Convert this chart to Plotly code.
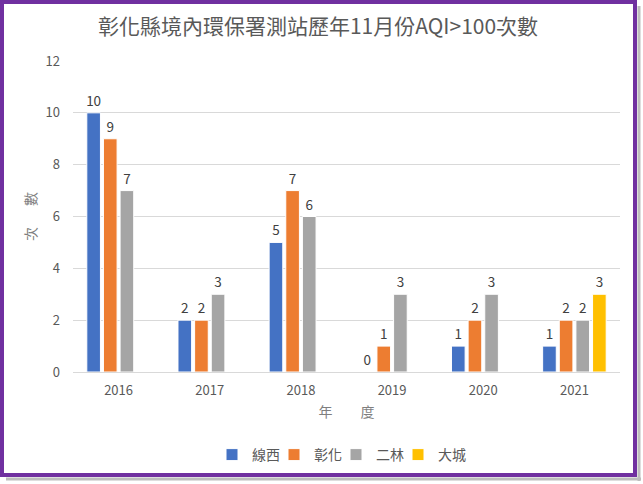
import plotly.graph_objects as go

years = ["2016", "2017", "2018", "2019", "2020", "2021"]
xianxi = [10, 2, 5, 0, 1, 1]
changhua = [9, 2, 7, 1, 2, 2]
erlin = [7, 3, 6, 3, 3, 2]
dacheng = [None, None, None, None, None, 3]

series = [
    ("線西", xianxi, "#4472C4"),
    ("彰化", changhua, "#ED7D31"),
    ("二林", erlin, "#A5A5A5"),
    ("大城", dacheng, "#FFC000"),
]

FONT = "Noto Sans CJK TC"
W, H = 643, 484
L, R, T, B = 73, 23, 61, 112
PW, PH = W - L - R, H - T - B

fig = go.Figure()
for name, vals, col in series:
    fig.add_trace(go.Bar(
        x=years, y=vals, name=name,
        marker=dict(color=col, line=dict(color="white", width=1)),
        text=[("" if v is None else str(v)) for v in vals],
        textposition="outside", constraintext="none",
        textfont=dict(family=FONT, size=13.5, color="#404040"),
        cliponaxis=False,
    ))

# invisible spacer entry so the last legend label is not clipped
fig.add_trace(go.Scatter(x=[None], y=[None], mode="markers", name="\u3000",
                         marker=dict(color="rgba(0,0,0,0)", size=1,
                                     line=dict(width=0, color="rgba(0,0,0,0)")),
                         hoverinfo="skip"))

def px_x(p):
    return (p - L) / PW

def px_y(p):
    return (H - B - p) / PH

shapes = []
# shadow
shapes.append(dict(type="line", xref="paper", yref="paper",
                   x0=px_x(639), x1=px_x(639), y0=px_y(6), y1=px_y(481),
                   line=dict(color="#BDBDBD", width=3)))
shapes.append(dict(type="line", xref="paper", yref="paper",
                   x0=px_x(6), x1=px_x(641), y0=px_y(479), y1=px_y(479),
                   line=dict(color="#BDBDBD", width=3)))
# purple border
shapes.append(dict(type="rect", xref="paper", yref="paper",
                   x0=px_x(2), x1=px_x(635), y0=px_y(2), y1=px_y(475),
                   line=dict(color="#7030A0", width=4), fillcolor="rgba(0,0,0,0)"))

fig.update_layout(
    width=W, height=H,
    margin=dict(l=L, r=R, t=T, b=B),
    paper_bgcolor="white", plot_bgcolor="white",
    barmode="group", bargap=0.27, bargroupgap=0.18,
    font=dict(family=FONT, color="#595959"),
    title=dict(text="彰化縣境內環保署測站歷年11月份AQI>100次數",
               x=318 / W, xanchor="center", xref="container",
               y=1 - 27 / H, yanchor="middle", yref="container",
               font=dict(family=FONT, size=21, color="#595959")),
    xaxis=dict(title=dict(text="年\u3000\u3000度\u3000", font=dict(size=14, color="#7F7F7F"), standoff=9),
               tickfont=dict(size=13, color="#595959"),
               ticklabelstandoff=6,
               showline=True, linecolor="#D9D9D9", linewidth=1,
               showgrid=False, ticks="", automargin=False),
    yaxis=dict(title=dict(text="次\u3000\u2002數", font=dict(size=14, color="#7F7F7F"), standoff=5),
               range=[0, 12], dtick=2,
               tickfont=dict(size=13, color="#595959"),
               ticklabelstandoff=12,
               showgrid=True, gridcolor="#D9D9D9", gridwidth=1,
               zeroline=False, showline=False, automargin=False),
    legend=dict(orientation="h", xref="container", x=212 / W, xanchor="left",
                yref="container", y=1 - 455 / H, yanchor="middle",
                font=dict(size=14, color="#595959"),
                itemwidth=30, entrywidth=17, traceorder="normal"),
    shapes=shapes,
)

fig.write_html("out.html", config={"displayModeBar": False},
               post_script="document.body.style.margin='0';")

----

EXERCISE OBJECTIVE: Write out an exact copy of the listing, first line through the line containing "return (H - B - p) / PH", with the pictures left out.

WRITTEN SOLUTION:
Convert this chart to Plotly code.
import plotly.graph_objects as go

years = ["2016", "2017", "2018", "2019", "2020", "2021"]
xianxi = [10, 2, 5, 0, 1, 1]
changhua = [9, 2, 7, 1, 2, 2]
erlin = [7, 3, 6, 3, 3, 2]
dacheng = [None, None, None, None, None, 3]

series = [
    ("線西", xianxi, "#4472C4"),
    ("彰化", changhua, "#ED7D31"),
    ("二林", erlin, "#A5A5A5"),
    ("大城", dacheng, "#FFC000"),
]

FONT = "Noto Sans CJK TC"
W, H = 643, 484
L, R, T, B = 73, 23, 61, 112
PW, PH = W - L - R, H - T - B

fig = go.Figure()
for name, vals, col in series:
    fig.add_trace(go.Bar(
        x=years, y=vals, name=name,
        marker=dict(color=col, line=dict(color="white", width=1)),
        text=[("" if v is None else str(v)) for v in vals],
        textposition="outside", constraintext="none",
        textfont=dict(family=FONT, size=13.5, color="#404040"),
        cliponaxis=False,
    ))

# invisible spacer entry so the last legend label is not clipped
fig.add_trace(go.Scatter(x=[None], y=[None], mode="markers", name="\u3000",
                         marker=dict(color="rgba(0,0,0,0)", size=1,
                                     line=dict(width=0, color="rgba(0,0,0,0)")),
                         hoverinfo="skip"))

def px_x(p):
    return (p - L) / PW

def px_y(p):
    return (H - B - p) / PH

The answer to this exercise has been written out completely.